I cannot remember the last remark that Nicola Sturgeon
made during a cabinet meeting that was leaked by anyone. Even official meetings
are unminuted. Scottish civil servants and special advisors far from leaking
what Sturgeon says cannot even remember what was said, where they were or
indeed what planet they were living on. The Scottish Government has a tame Crown
Office to prevent anything that might possibly be damaging to Sturgeon from
being seen by an inquiry. She has a tame press corps too who are more like
budgerigars fluttering round her head tweeting pleasantly than the ravenous
seagulls from down south.
In Scotland we can fail to build a hospital, we can
pay a fortune for ferries that don’t float, and we can have the same sort of
dodgy meetings with Greensill as David Cameron had, but we can never quite get
into a flap about it let alone a squawk. Imagine if the likely successor to Boris
Johnson was caught sending dubious texts to a teenage boy and that the Prime
Minister tried to prevent the story getting to the press. Would the press be
more or less excited than they are now? But in Scotland Mr MacKay is not
followed by the press. No one much cares that he claims Holyrood expenses though
he does not sit in the building and no one at all is very interested that Sturgeon
hoped to cover the whole thing up.
If the battle between Alex Salmond and Nicola Sturgeon
had taken place in England it would have been the biggest political story in
decades. There would have been an impartial judge compelling all evidence was
provided. If an inquiry had said that the Prime Minister had misled Parliament,
he would certainly have resigned. But in Scotland not merely did Sturgeon not
resign, Labour and the Lib Dems thought she ought not to.

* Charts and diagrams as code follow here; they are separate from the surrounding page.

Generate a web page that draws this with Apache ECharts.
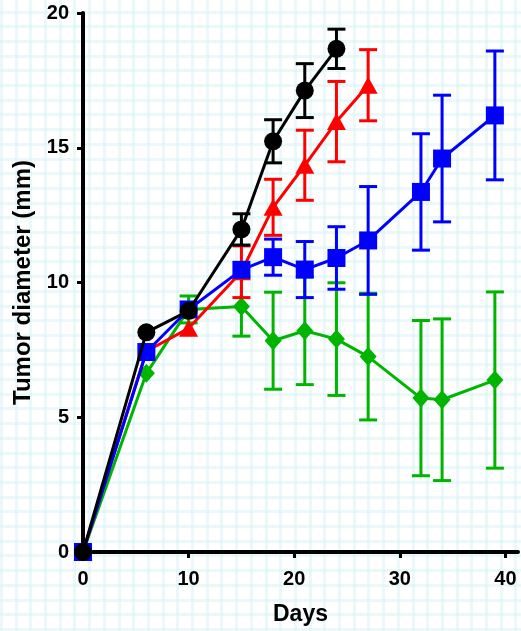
<!DOCTYPE html>
<html>
<head>
<meta charset="utf-8">
<script src="https://cdn.jsdelivr.net/npm/echarts@6/dist/echarts.min.js"></script>
<style>
  html, body {
    margin: 0;
    padding: 0;
    background-color: #fff;
    background-image:
      repeating-linear-gradient(0deg, rgba(214, 242, 246, 0.5) 0 3px, transparent 3px 14.7px),
      repeating-linear-gradient(90deg, rgba(214, 242, 246, 0.5) 0 3px, transparent 3px 14.7px);
  }
  #chart { width: 521px; height: 631px; }
</style>
</head>
<body>
<div id="chart"></div>
<script>
// 天数 / 均值 / 误差
const blackDays = [0, 6, 10, 15, 18, 21, 24];
const blackMean = [0, 8.15, 8.95, 11.97, 15.24, 17.12, 18.67];
const blackErr = [0, 0, 0, 0.58, 0.8, 1.0, 0.73];

const redDays = [0, 6, 10, 15, 18, 21, 24, 27];
const redMean = [0, 7.45, 8.3, 10.4, 12.79, 14.35, 15.97, 17.32];
const redErr = [0, 0, 0, 0.96, 1.04, 1.3, 1.49, 1.32];

const blueDays = [0, 6, 10, 15, 18, 21, 24, 27, 32, 34, 39];
const blueMean = [0, 7.42, 9.0, 10.47, 10.94, 10.48, 10.91, 11.56, 13.36, 14.6, 16.2];
const blueErr = [0, 0, 0, 0, 0.67, 1.04, 1.16, 2.0, 2.16, 2.35, 2.39];

const greenDays = [0, 6, 10, 15, 18, 21, 24, 27, 32, 34, 39];
const greenMean = [0, 6.63, 9.0, 9.11, 7.84, 8.21, 7.9, 7.25, 5.71, 5.65, 6.38];
const greenErr = [0, 0, 0.5, 1.1, 1.8, 2.0, 2.09, 2.35, 2.88, 3.0, 3.27];

const xTicks = [0, 10, 20, 30, 40];

const FONT = "'Liberation Sans', Arial, sans-serif";

const chart = echarts.init(document.getElementById("chart"));

// 误差线：竖线 + 上下横帽
function errorSeries(days, mean, err, color, z) {
  return {
    type: "custom",
    z: z,
    silent: true,
    clip: false,
    data: days
      .map((d, i) => [d, mean[i] - err[i], mean[i] + err[i]])
      .filter((item) => item[2] > item[1]),
    encode: { x: 0, y: [1, 2] },
    renderItem: function (params, api) {
      const low = api.coord([api.value(0), api.value(1)]);
      const high = api.coord([api.value(0), api.value(2)]);
      const half = 9;
      const style = { stroke: color, lineWidth: 3 };
      return {
        type: "group",
        children: [
          { type: "line", shape: { x1: low[0], y1: low[1], x2: high[0], y2: high[1] }, style: style },
          { type: "line", shape: { x1: low[0] - half, y1: low[1], x2: low[0] + half, y2: low[1] }, style: style },
          { type: "line", shape: { x1: high[0] - half, y1: high[1], x2: high[0] + half, y2: high[1] }, style: style },
        ],
      };
    },
  };
}

function lineSeries(days, mean, color, symbol, size, z) {
  return {
    type: "line",
    z: z,
    clip: false,
    data: days.map((d, i) => [d, mean[i]]),
    symbol: symbol,
    symbolSize: size,
    showSymbol: true,
    lineStyle: { color: color, width: 3 },
    itemStyle: { color: color, opacity: 1 },
    emphasis: { disabled: true },
    animation: false,
  };
}

const option = {
  animation: false,
  grid: {
    left: 83,
    top: 13,
    width: 435,
    height: 540,
  },
  xAxis: {
    type: "value",
    min: 0,
    max: 41.19,
    interval: 10,
    name: "Days",
    nameLocation: "middle",
    nameGap: 51,
    nameTextStyle: { color: "#000", fontSize: 23, fontWeight: "bold", fontFamily: FONT },
    axisLine: { show: true, onZero: false, lineStyle: { color: "#000", width: 4 } },
    axisTick: { show: true, length: 6, lineStyle: { color: "#000", width: 3 }, customValues: xTicks },
    axisLabel: {
      color: "#000",
      fontSize: 20,
      fontWeight: "bold",
      fontFamily: FONT,
      margin: 17,
      customValues: xTicks,
    },
    splitLine: { show: false },
  },
  yAxis: {
    type: "value",
    min: 0,
    max: 20,
    interval: 5,
    name: "Tumor diameter (mm)",
    nameLocation: "middle",
    nameGap: 42,
    nameTextStyle: { color: "#000", fontSize: 24, fontWeight: "bold", fontFamily: FONT },
    axisLine: { show: true, onZero: false, lineStyle: { color: "#000", width: 4 } },
    axisTick: { show: true, length: 6, lineStyle: { color: "#000", width: 3 } },
    axisLabel: {
      color: "#000",
      fontSize: 20,
      fontWeight: "bold",
      fontFamily: FONT,
      margin: 14,
    },
    splitLine: { show: false },
  },
  series: [
    errorSeries(greenDays, greenMean, greenErr, "#00b400", 2),
    lineSeries(greenDays, greenMean, "#00b400", "diamond", [17, 19], 3),
    errorSeries(redDays, redMean, redErr, "#ff0000", 4),
    lineSeries(redDays, redMean, "#ff0000", "triangle", [19, 17], 5),
    errorSeries(blueDays, blueMean, blueErr, "#0000ff", 6),
    lineSeries(blueDays, blueMean, "#0000ff", "rect", 18, 7),
    errorSeries(blackDays, blackMean, blackErr, "#000000", 8),
    lineSeries(blackDays, blackMean, "#000000", "circle", 18, 9),
  ],
};

chart.setOption(option);
</script>
</body>
</html>
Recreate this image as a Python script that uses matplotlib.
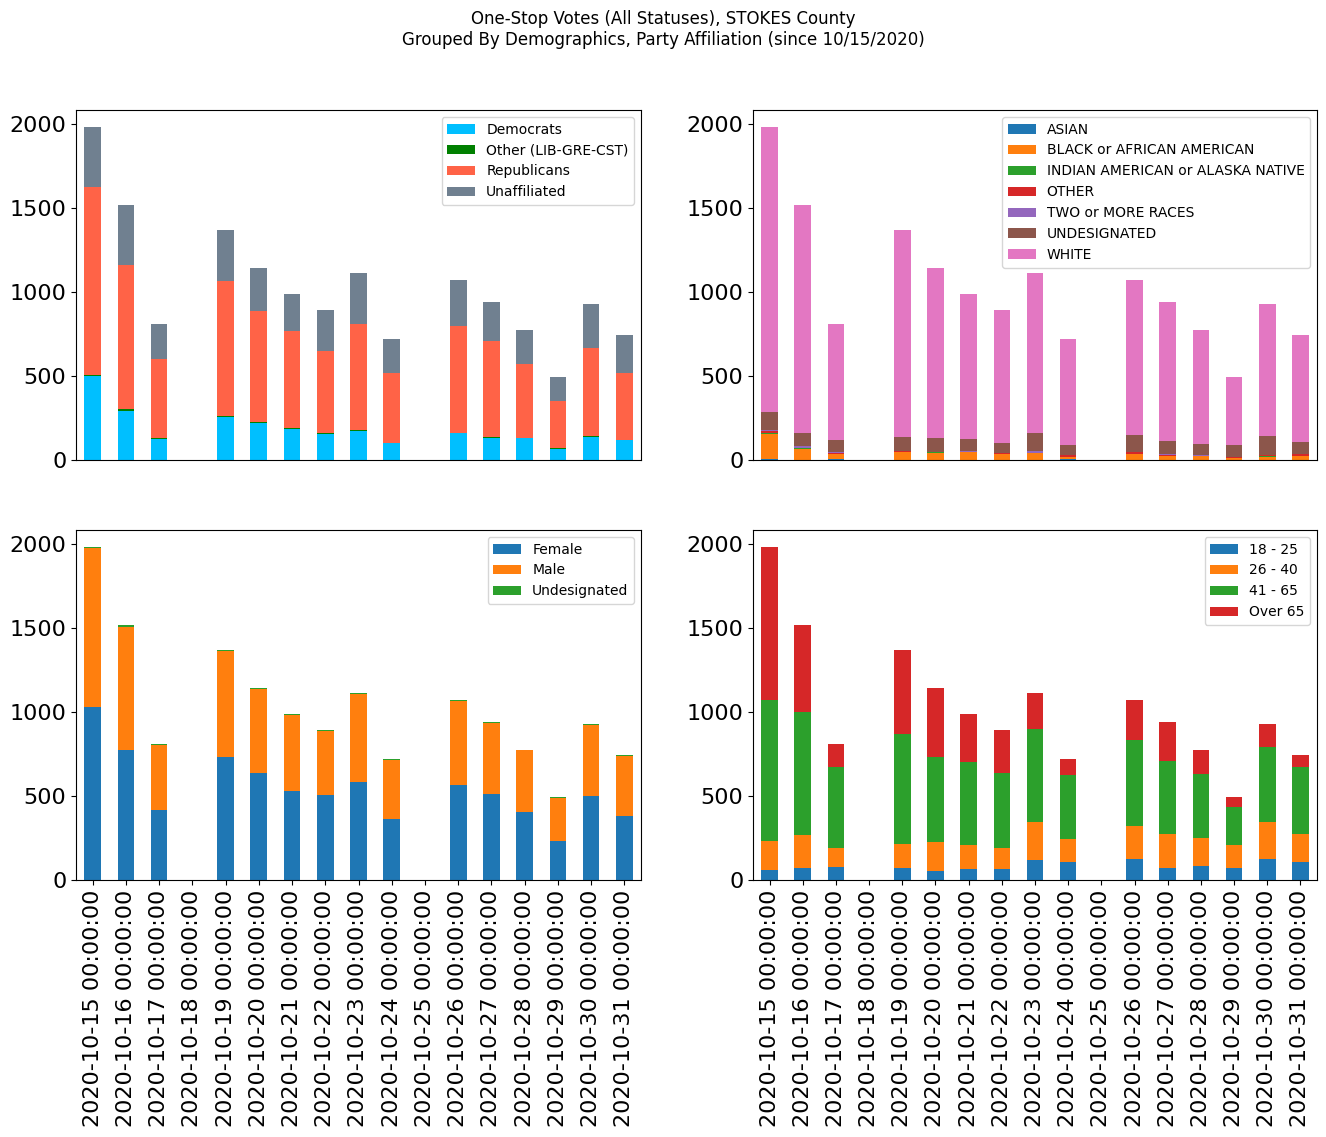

It cannot be that both Sturgeon and Salmond were
innocent. If one of them is telling the truth, the other must be lying. One or
other of their conduct was reprehensible. But the Scottish electorate has
already not merely forgiven, it is as if it has completely forgotten and wants both
Salmond and Sturgeon to be elected to Holyrood as if the reputation of neither
is unstained. It’s like Jeremy Thorpe had a dog shot, nobody cared, and he kept
on leading like nothing had happened.
Sturgeon thinks Boris should resign because of a remark
that if she had made it would never have been leaked. Has she never once in
private, due to exasperation or anger said something to a colleague that she
later regretted and hoped would not be discovered by the rest of us? Which of
us hasn’t? Boris’s alleged remark is merely the equivalent of my saying “I will
arrive come Hell or high water”. It doesn’t mean I expect either Hell or high
water. I am using hyperbole. Only a press that takes everything literally could
think that anyone was proposing literally to pile bodies high.
In Scotland you can allegedly try to have your
predecessor jailed and mislead Parliament about it, in England Boris Johnson
has just been arrested because on returning home from a busy day he said that he
could murder a cup of tea and his former special advisor called the police on
the grounds that cups of tea matter and attempting to murder them is a crime.